I’ve been served with a section 215 notice, what do I need to do?

On behalf of Attwaters Jameson Hill posted in Planning Law on Monday, April 1st, 2019

These notices are part of the provisions contained in the Town and Country Planning Act 1990, and give a local planning authority (LPA) power in certain circumstances to require that land or buildings are cleaned up or repaired if they consider their condition adversely affects the amenity of the area.

Amenity in this context is used in its broadest sense, and covers community issues such as neighbourhood safety and security, and the care, maintenance and preservation of the local environment.

 

What section 215 covers

If an LPA believes that they have identified situations where improvements are required, they can serve a section 215 notice on the owner, requiring them to remedy the situation. These notices can be used on industrial sites, town centre street frontages, rural sites, derelict buildings, rundown residential properties and overgrown gardens.

Typical problems identified include land with fly tipping or demolition waste, dumped furniture, fallen fences, builders’ rubble, abandoned vehicles, damaged facias, crumbling brickwork and broken guttering.

The scope of the work required can include, clearance, tidying, repainting, external repairs, rebuilding and in extreme cases, demolition.

Failure to comply can lead to prosecution in the Magistrates’ Court and a maximum fine of £1,000. Further prosecutions can follow, with fines imposed on a daily basis. If the notice isn’t complied with, the LPA has the power to enter the land and carry out the work themselves, charging the owner of the land for the costs involved.

 

What the notice contains

The notice sets out clearly the problems the LPA wants remedied, the steps that are required to be taken, and the timescale within which the work must be completed.

The right of appeal only lasts until the date the notice takes effect. This date will be set out in the notice, and can mean that the recipient has as little as 28 days in which to act. If an appeal is lodged, the notice has no effect until the appeal has been determined.

This means that anyone receiving a notice needs to act fast if they believe they have grounds to make an appeal, as an appeal needs to be lodged with the Magistrates’ Court before the notice takes effect.

 

Grounds for appeal

The grounds on which the notice can be appealed are:

  • The condition of the land or building does not adversely affect amenity
  • If it does affect amenity, it is attributable to operations or use of the land which do not contravene the Act (i.e. actions associated with legitimate activities which are the subject of planning permission, or for which planning permission is not required).
  • The requirements set out in the notice are excessive
  • The time period set out in the notice is insufficient.

 

How we can help

If you receive this type of notice, you should contact us immediately. We can discuss its content with you, and advise you whether or not you have grounds for appeal. We can also assist if you are prosecuted for non-compliance with the notice.

Salvatore Amico, Associate and Head of Town & Country Planning has this advice to offer: “These notices can often leave the recipient with a feeling that their only option is to comply.
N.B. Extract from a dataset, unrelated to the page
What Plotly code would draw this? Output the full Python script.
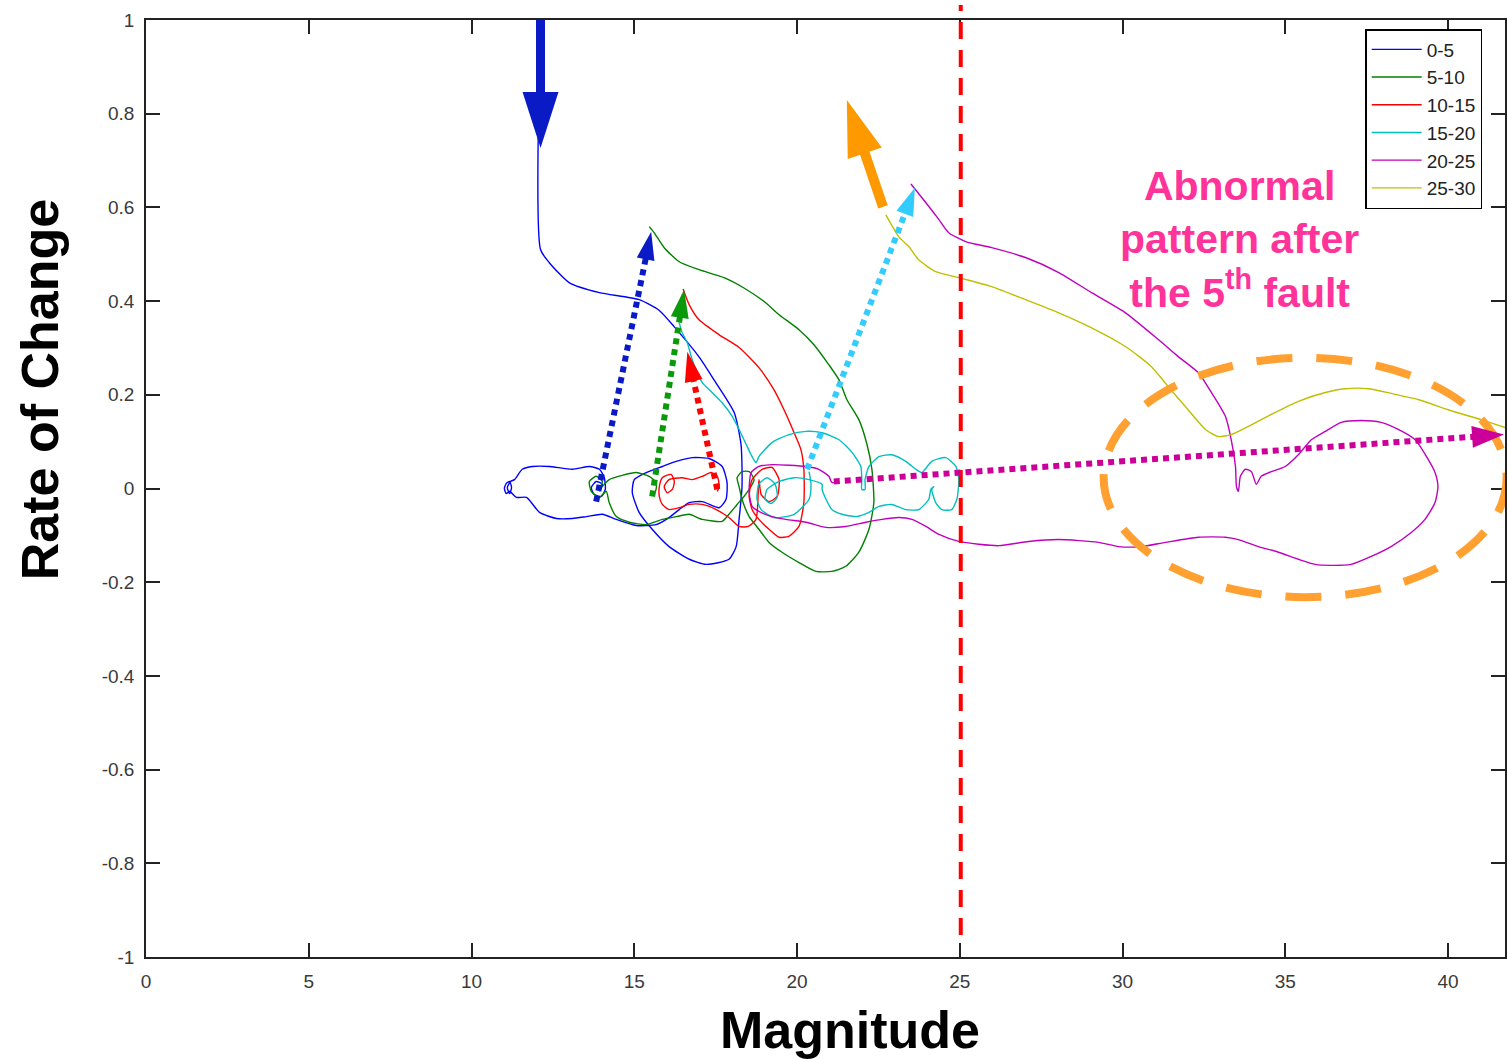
import plotly.graph_objects as go

# ---------------- data ----------------
series_names = ["0-5", "5-10", "10-15", "15-20", "20-25", "25-30"]
series_colors = ["#0000ff", "#008000", "#ff0000", "#00bfbf", "#bf00bf", "#bfbf00"]

x_0_5 = [12.12, 12.12, 12.39, 13.01, 13.93, 15.15, 15.77, 16.23, 16.99, 17.45, 18.07, 18.28, 18.31, 18.22,
         18.13, 17.91, 17.21, 16.69, 16.07, 15.55, 15.15, 14.94, 15.00, 15.37, 15.86, 16.29, 16.78, 17.30,
         17.70, 17.85, 17.82, 17.61, 17.09, 16.69, 16.38, 16.07, 15.67, 15.06, 14.45, 14.02, 13.53, 13.10,
         12.61, 12.09, 11.69, 11.38, 11.17, 11.07, 11.01, 11.07, 11.17, 11.23, 11.17, 11.10, 11.20, 11.32,
         11.56, 11.87, 12.39, 13.10, 13.62, 13.93, 14.08, 14.11, 13.99, 13.77, 13.68, 13.83, 14.02, 13.93]
y_0_5 = [1.0, 0.510, 0.482, 0.439, 0.418, 0.403, 0.380, 0.345, 0.281, 0.232, 0.162, 0.094, 0.004, -0.066,
         -0.124, -0.151, -0.162, -0.151, -0.124, -0.087, -0.051, -0.009, 0.019, 0.034, 0.047, 0.058, 0.066, 0.064,
         0.047, 0.013, -0.023, -0.041, -0.028, -0.030, -0.045, -0.062, -0.077, -0.079, -0.066, -0.055, -0.060, -0.064,
         -0.064, -0.051, -0.019, -0.019, -0.006, -0.011, 0.0, 0.011, 0.015, 0.002, -0.011, 0.002, 0.015, 0.019,
         0.041, 0.047, 0.047, 0.041, 0.047, 0.041, 0.023, -0.002, -0.017, -0.013, 0.002, 0.015, 0.009, -0.006]

x_5_10 = [15.46, 15.61, 15.92, 16.38, 16.99, 17.76, 18.37, 18.99, 19.45, 20.06, 20.52, 20.98, 21.29, 21.53,
          21.90, 22.15, 22.30, 22.36, 22.21, 21.90, 21.50, 21.07, 20.58, 20.06, 19.54, 19.14, 18.83, 18.53,
          18.31, 18.22, 18.16, 18.31, 18.53, 18.68, 18.53, 18.37, 18.16, 17.91, 17.70, 17.09, 16.69, 16.29,
          15.86, 15.37, 14.85, 14.45, 14.23, 14.14, 13.93, 13.68, 13.62, 13.83, 14.02, 13.93, 14.08, 14.23,
          14.63, 15.06, 15.46, 15.67, 15.67, 15.61]
y_5_10 = [0.559, 0.546, 0.514, 0.484, 0.467, 0.450, 0.428, 0.399, 0.371, 0.339, 0.307, 0.264, 0.232, 0.190,
          0.147, 0.094, 0.041, -0.030, -0.087, -0.136, -0.166, -0.177, -0.177, -0.158, -0.136, -0.115, -0.087, -0.060,
          -0.023, 0.004, 0.023, 0.036, 0.036, 0.019, -0.002, -0.017, -0.034, -0.055, -0.070, -0.066, -0.055, -0.060,
          -0.066, -0.077, -0.072, -0.060, -0.030, -0.006, -0.019, -0.006, 0.015, 0.026, 0.015, -0.002, 0.009, 0.019,
          0.028, 0.034, 0.026, 0.013, -0.002, -0.013]

x_10_15 = [16.50, 16.69, 16.99, 17.61, 18.22, 18.83, 19.29, 19.60, 19.91, 20.12, 20.21, 20.21, 20.06, 19.75,
           19.45, 19.14, 18.83, 18.62, 18.53, 18.62, 18.93, 19.23, 19.45, 19.39, 19.14, 18.90, 18.83, 18.74,
           18.50, 18.22, 17.91, 17.52, 17.09, 16.69, 16.38, 16.07, 15.86, 15.77, 15.77, 15.86, 16.13, 16.23,
           16.17, 16.01, 15.92, 16.07, 16.47, 16.78, 17.09, 17.36, 17.55, 17.61, 17.55]
y_10_15 = [0.426, 0.392, 0.360, 0.328, 0.301, 0.258, 0.211, 0.168, 0.119, 0.083, 0.041, -0.030, -0.081, -0.102,
           -0.104, -0.087, -0.066, -0.045, -0.017, 0.019, 0.041, 0.045, 0.019, -0.017, -0.028, -0.013, 0.019, -0.066,
           -0.081, -0.081, -0.062, -0.045, -0.034, -0.034, -0.041, -0.045, -0.034, -0.017, 0.004, 0.023, 0.030, 0.015,
           -0.002, -0.009, 0.004, 0.019, 0.023, 0.019, 0.026, 0.034, 0.026, 0.004, -0.006]

x_15_20 = [16.38, 16.47, 16.63, 16.78, 17.09, 17.39, 17.70, 18.01, 18.22, 18.44, 18.59, 18.74, 18.83, 19.23,
           19.75, 20.28, 20.77, 21.29, 21.69, 21.96, 21.99, 21.99, 22.09, 22.09, 22.21, 22.52, 22.91, 23.34,
           23.65, 23.83, 24.14, 24.57, 24.88, 24.97, 24.91, 24.75, 24.45, 24.26, 24.14, 24.20, 24.11, 24.05,
           23.74, 23.34, 22.91, 22.52, 22.21, 21.81, 21.38, 21.07, 20.89, 20.77, 20.77, 20.37, 19.91, 19.45,
           19.08, 19.02, 19.20, 19.39, 19.33, 19.08, 18.83, 18.77, 18.90, 19.29, 19.91, 20.37, 20.43, 20.37]
y_15_20 = [0.354, 0.333, 0.311, 0.275, 0.226, 0.205, 0.183, 0.154, 0.126, 0.094, 0.072, 0.055, 0.068, 0.098,
           0.115, 0.122, 0.119, 0.104, 0.077, 0.047, 0.019, -0.002, -0.002, 0.019, 0.047, 0.068, 0.072, 0.058,
           0.041, 0.034, 0.058, 0.066, 0.047, 0.019, -0.023, -0.045, -0.045, -0.030, -0.002, 0.004, -0.002, -0.023,
           -0.045, -0.045, -0.034, -0.038, -0.051, -0.060, -0.055, -0.045, -0.023, -0.002, 0.009, 0.019, 0.023, 0.015,
           -0.002, -0.023, -0.032, -0.019, 0.009, 0.023, 0.009, -0.023, -0.045, -0.062, -0.055, -0.023, 0.009, 0.036]

x_20_25 = [23.50, 23.96, 24.36, 24.66, 25.18, 25.98, 27.02, 28.04, 29.05, 30.09, 31.10, 31.72, 32.33, 32.73,
           33.16, 33.34, 33.47, 33.50, 33.56, 33.62, 33.77, 33.96, 34.11, 34.26, 34.57, 35.00, 35.40, 35.80,
           36.23, 36.72, 37.33, 37.94, 38.47, 38.99, 39.39, 39.60, 39.69, 39.60, 39.29, 38.87, 38.25, 37.64,
           37.02, 36.41, 35.92, 35.40, 34.79, 34.17, 33.56, 33.16, 32.33, 31.32, 30.58, 29.88, 29.26, 28.04,
           27.12, 26.20, 25.58, 24.97, 24.36, 23.96, 23.53, 23.13, 22.61, 22.12, 21.50, 20.89, 20.28, 19.66,
           19.23, 18.83, 18.62, 18.53, 18.59, 18.83, 19.23, 20.28, 20.67, 20.98, 21.07, 21.20]
y_20_25 = [0.650, 0.610, 0.574, 0.546, 0.527, 0.514, 0.493, 0.461, 0.418, 0.375, 0.318, 0.281, 0.247, 0.205,
           0.154, 0.104, 0.047, 0.004, -0.006, 0.026, 0.041, 0.036, 0.009, 0.026, 0.036, 0.047, 0.072, 0.104,
           0.122, 0.141, 0.145, 0.141, 0.126, 0.104, 0.062, 0.034, 0.004, -0.030, -0.066, -0.094, -0.124, -0.145,
           -0.162, -0.164, -0.162, -0.151, -0.136, -0.124, -0.109, -0.104, -0.104, -0.115, -0.124, -0.124, -0.115, -0.109,
           -0.113, -0.122, -0.119, -0.113, -0.098, -0.081, -0.066, -0.062, -0.066, -0.072, -0.081, -0.083, -0.072, -0.066,
           -0.060, -0.049, -0.038, -0.009, 0.034, 0.047, 0.051, 0.047, 0.041, 0.026, 0.013, 0.013]

x_25_30 = [22.73, 23.13, 23.44, 23.74, 24.26, 24.97, 25.98, 27.02, 28.04, 29.05, 30.09, 30.89, 31.41, 31.93,
           32.55, 32.94, 33.34, 33.96, 34.57, 35.40, 36.23, 36.84, 37.55, 38.25, 39.08, 40.00, 41.01, 41.75, 42.76]
y_25_30 = [0.584, 0.537, 0.516, 0.488, 0.463, 0.450, 0.431, 0.403, 0.375, 0.343, 0.303, 0.260, 0.217, 0.175,
           0.126, 0.111, 0.115, 0.136, 0.158, 0.186, 0.205, 0.213, 0.213, 0.203, 0.190, 0.168, 0.147, 0.130, 0.104]

series_x = [x_0_5, x_5_10, x_10_15, x_15_20, x_20_25, x_25_30]
series_y = [y_0_5, y_5_10, y_10_15, y_15_20, y_20_25, y_25_30]

x_ticks = [0, 5, 10, 15, 20, 25, 30, 35, 40]
y_ticks = [-1, -0.8, -0.6, -0.4, -0.2, 0, 0.2, 0.4, 0.6, 0.8, 1]
y_tick_labels = ["-1", "-0.8", "-0.6", "-0.4", "-0.2", "0", "0.2", "0.4", "0.6", "0.8", "1"]

x_range = [0, 41.75]
y_range = [-1, 1]
fault_line_x = 25.03

# annotation arrows: (tail x, tail y, tip x, tip y)
arrow_blue_solid = (12.12, 1.0, 12.12, 0.727)
arrow_orange = (22.64, 0.601, 21.53, 0.829)
arrow_blue_dot = (13.83, -0.028, 15.52, 0.548)
arrow_green_dot = (15.55, -0.017, 16.53, 0.424)
arrow_red_dot = (17.55, -0.002, 16.63, 0.292)
arrow_cyan_dot = (20.31, 0.041, 23.62, 0.642)
arrow_magenta_dot = (21.13, 0.015, 41.72, 0.115)

ellipse_box = (29.42, -0.232, 41.80, 0.279)
note_pos = (33.59, 0.531)

# ---------------- layout geometry ----------------
W, H = 1507, 1059
ML, MR, MT, MB = 146, 0, 20, 102
PW = W - ML - MR
PH = H - MT - MB
SX = PW / (x_range[1] - x_range[0])
SY = PH / (y_range[1] - y_range[0])

FONT = "Liberation Sans, Arial, Helvetica, sans-serif"

fig = go.Figure()
for name, col, xs, ys in zip(series_names, series_colors, series_x, series_y):
    fig.add_trace(go.Scatter(x=xs, y=ys, mode="lines", name=name,
                             line=dict(color=col, width=1.4, shape="spline", smoothing=0.6)))

shapes = []


def arrow(spec, color, width, dash, head_len, head_w):
    tx, ty, px_, py_ = spec
    dx = (px_ - tx) * SX
    dy = (py_ - ty) * SY
    L = (dx * dx + dy * dy) ** 0.5
    ux, uy = dx / L, dy / L
    bx = px_ - ux * head_len / SX
    by = py_ - uy * head_len / SY
    nx, ny = -uy, ux
    c1x = bx + nx * head_w / 2 / SX
    c1y = by + ny * head_w / 2 / SY
    c2x = bx - nx * head_w / 2 / SX
    c2y = by - ny * head_w / 2 / SY
    sx_end = px_ - ux * (head_len - 2) / SX
    sy_end = py_ - uy * (head_len - 2) / SY
    shapes.append(dict(type="line", xref="x", yref="y", x0=tx, y0=ty, x1=sx_end, y1=sy_end,
                       line=dict(color=color, width=width, dash=dash)))
    shapes.append(dict(type="path", xref="x", yref="y",
                       path=f"M{px_},{py_} L{c1x},{c1y} L{c2x},{c2y} Z",
                       fillcolor=color, line=dict(width=0)))


# red dashed fault line
shapes.append(dict(type="line", xref="x", yref="paper", x0=fault_line_x, x1=fault_line_x,
                   y0=0.0235, y1=1.016, line=dict(color="#ff0000", width=4, dash="17px,11px")))
# orange dashed ellipse
shapes.append(dict(type="circle", xref="x", yref="y", x0=ellipse_box[0], y0=ellipse_box[1],
                   x1=ellipse_box[2], y1=ellipse_box[3],
                   line=dict(color="#ffa030", width=8, dash="36px,24px")))

arrow(arrow_blue_solid, "#0a1bc6", 9, "solid", 56, 36)
arrow(arrow_orange, "#ff9900", 10, "solid", 56, 36)
arrow(arrow_blue_dot, "#0a1bc6", 6, "6px,5px", 28, 18)
arrow(arrow_green_dot, "#0a990a", 6, "6px,5px", 28, 18)
arrow(arrow_red_dot, "#ff0000", 6, "6px,5px", 30, 18)
arrow(arrow_cyan_dot, "#33ccff", 6, "6px,5px", 28, 18)
arrow(arrow_magenta_dot, "#cc0099", 6, "6px,5px", 32, 22)

annotations = [
    dict(text="Abnormal<br>pattern after<br>the 5<sup>th</sup> fault", x=note_pos[0], y=note_pos[1],
         xref="x", yref="y", showarrow=False, xanchor="center", yanchor="middle", align="center",
         font=dict(family=FONT, size=41, color="#ff3399", weight="bold")),
    dict(text="<b>Magnitude</b>", x=(851 - ML) / PW, y=-0.078, xref="paper", yref="paper",
         showarrow=False, xanchor="center", yanchor="middle",
         font=dict(family=FONT, size=52, color="#000000")),
    dict(text="<b>Rate of Change</b>", x=(40 - ML) / PW, y=0.605, xref="paper", yref="paper",
         showarrow=False, xanchor="center", yanchor="middle", textangle=-90,
         font=dict(family=FONT, size=52, color="#000000")),
]

axis_common = dict(showgrid=False, zeroline=False, showline=True, linecolor="#222222", linewidth=1.5,
                   mirror="ticks", ticks="inside", ticklen=14, tickwidth=1.5, tickcolor="#222222",
                   tickfont=dict(family=FONT, size=19, color="#3a3a3a"), ticklabelstandoff=6)

fig.update_layout(
    width=W, height=H,
    margin=dict(l=ML, r=MR, t=MT, b=MB, pad=0),
    paper_bgcolor="white", plot_bgcolor="white",
    xaxis=dict(range=x_range, tickmode="array", tickvals=x_ticks, **axis_common),
    yaxis=dict(range=y_range, tickmode="array", tickvals=y_ticks, ticktext=y_tick_labels, **axis_common),
    legend=dict(x=(1367 - ML) / PW, y=1 - (29 - MT) / PH, xanchor="left", yanchor="top",
                bgcolor="white", bordercolor="#000000", borderwidth=1.5, itemwidth=50,
                font=dict(family=FONT, size=19, color="#222222"), tracegroupgap=0),
    shapes=shapes,
    annotations=annotations,
    showlegend=True,
)

fig.write_html("out.html")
However, in practice they can often be appealed, especially if the basis on which the council issues them is incorrect. It’s important to act promptly and get the right advice – especially if there are long-term plans for the site, such as redevelopment.

Moreover, it’s not uncommon for councils to make errors in notices. I recently dealt with a case where a client had been served with a notice, but the land it covered wasn’t in fact owned by him.”